The rate of faculty retirements has slowed since before the COVID-19 pandemic, according to institutional data.
Officials said 36 faculty retired since the start of the 2019-20 academic year, and 53 faculty retired between the 2016-2019 academic years, the three years before the pandemic. Experts said the 32 percent drop can be attributed to a widespread urge among employees to maintain economic stability in the face of economic uncertainty of the COVID-19 pandemic.
Provost Chris Bracey said the decline in faculty retirements came alongside a hiring freeze and other budget mitigation efforts, which slowed part-time faculty hiring efforts throughout the pandemic. He said officials restored regular faculty hiring this academic year in response to the new faculty retirements as the University exits pandemic budget cutbacks.
“We need to continue to invest in high-performing faculty, who are our greatest asset and who are the engine that drives this University forward,” he said. “The fundamental goal of our academic enterprise remains to ensure that we have a world-class faculty prepared to push the frontiers of knowledge through the production and dissemination of high quality research.”
Henry Nau, a professor emeritus of international affairs, said he officially retired during the previous academic year after announcing his retirement in 2018 and more than 45 years at GW and three years as a top adviser in the White House for former President Ronald Reagan. He said officials treated him well throughout the course of his retirement, with regular communication.
He said officials should be respectful to all professors during retirement.

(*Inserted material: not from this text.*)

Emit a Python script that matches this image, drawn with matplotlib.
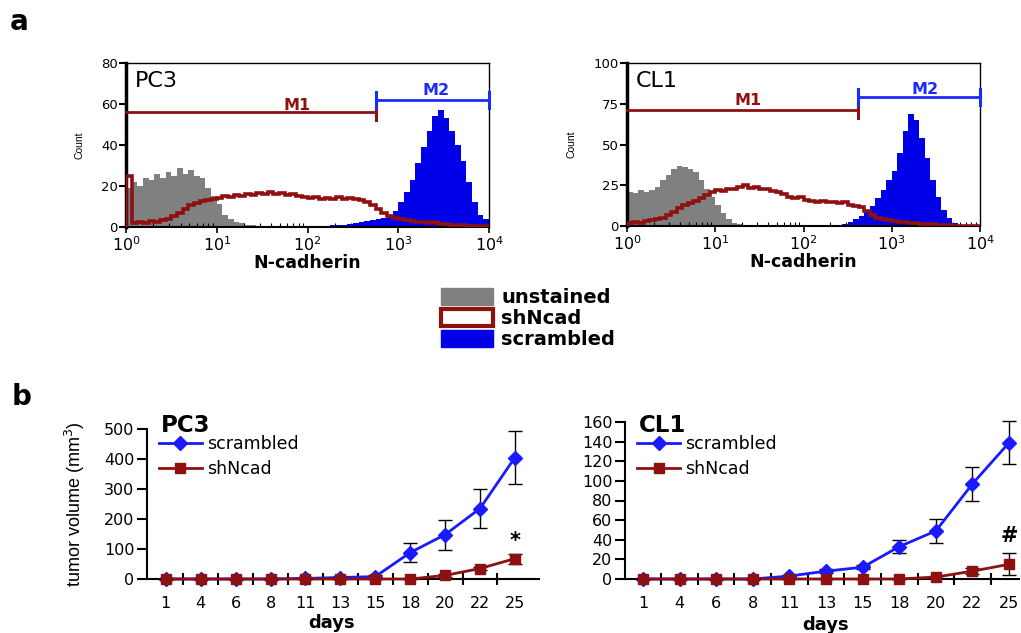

“So that’s something to keep in mind when you’re thinking about future administration,” he said. “You want it to be people who get around, get to know people who are ready to treat people as individuals rather than simply as sort of numbers.”
Bracey declined to say why the number of faculty retirements at GW changed in recent years.
Experts in higher education said the uncertainty of the pandemic helped reduce the number of retirements because full-time faculty are offered guaranteed income and health insurance, which they were not guaranteed access to if they retired.
Joseph Paris, an assistant professor of higher education at Temple University, said the decline in retirements is part of a larger trend across the United States where the economic uncertainty of the pandemic led employees to continue working instead of retiring.
Paris said professors were expected to retire during the pandemic as a way to opt out of continuing their careers with online teaching, but health care insurance and guaranteed income for full-time faculty helped retain them throughout the pandemic, when economic futures were unknown.
Paris added that new faculty retirements can allow officials to target-hire diverse faculty, which can advance strategic planning initiatives to diversify the University community.
“One of the important conversations happening within higher education is the diversification of the student body, and thus there’s a need to have requisite diversification of the faculty – the individuals who are teaching and working alongside students,” he said.
Officials said they would push to “cluster hire” minority faculty “primarily” in the Columbian College of Arts and Sciences last academic year. The commitment came after more than 1,000 University community members signed a petition urging GW to hire more professors from historically underrepresented communities and bolster funding for the Africana studies program.
CCAS implemented the inclusive excellence initiative last summer to target-hire minority faculty from historically marginalized backgrounds to teach in subjects like criminology, race and mental health inequities.
Michael Hayes, an associate professor of employment law at the University of Baltimore, said private universities rarely offer pensions for their faculty, which might discourage older faculty members from retiring. He said the pandemic’s effect on the economy ate into many employees’ retirement savings, making financial safety nets like pensions more valuable.
“You get whatever’s in your retirement account,” Hayes said. “That’s all you get. And right now, people are worried that another large percentage of that might get wiped out in the next year, two years, four years or whatever.”
Hayes said private university officials cut pensions because of declining enrollment – a trend that has impacted GW and other higher education institutions in recent years. University enrollment is in the midst of a multi-year decline precipitated by the now-obsolete 20/30 plan.
“When there’s ‘boom’ times, they wanted a lot of faculty and hired a lot of faculty, and the faculty taught, and people paid tuition, everybody was happy, but now with declining enrollment in a lot of departments, a lot of areas, they’re stuck,” Hayes said. “And so they stopped offering pensions.”
He said buying annuities – long-term investment plans issued by insurance companies to ensure retired individuals don’t outlive their savings – is one way to get people to retire when pensions aren’t available to provide financial security.
“The second best thing would be to buy annuities, really good annuities, and subsidize the annuities,” Hayes said. “It’s not just what’s in the account if they really want people to retire, that’s what they would have to do.”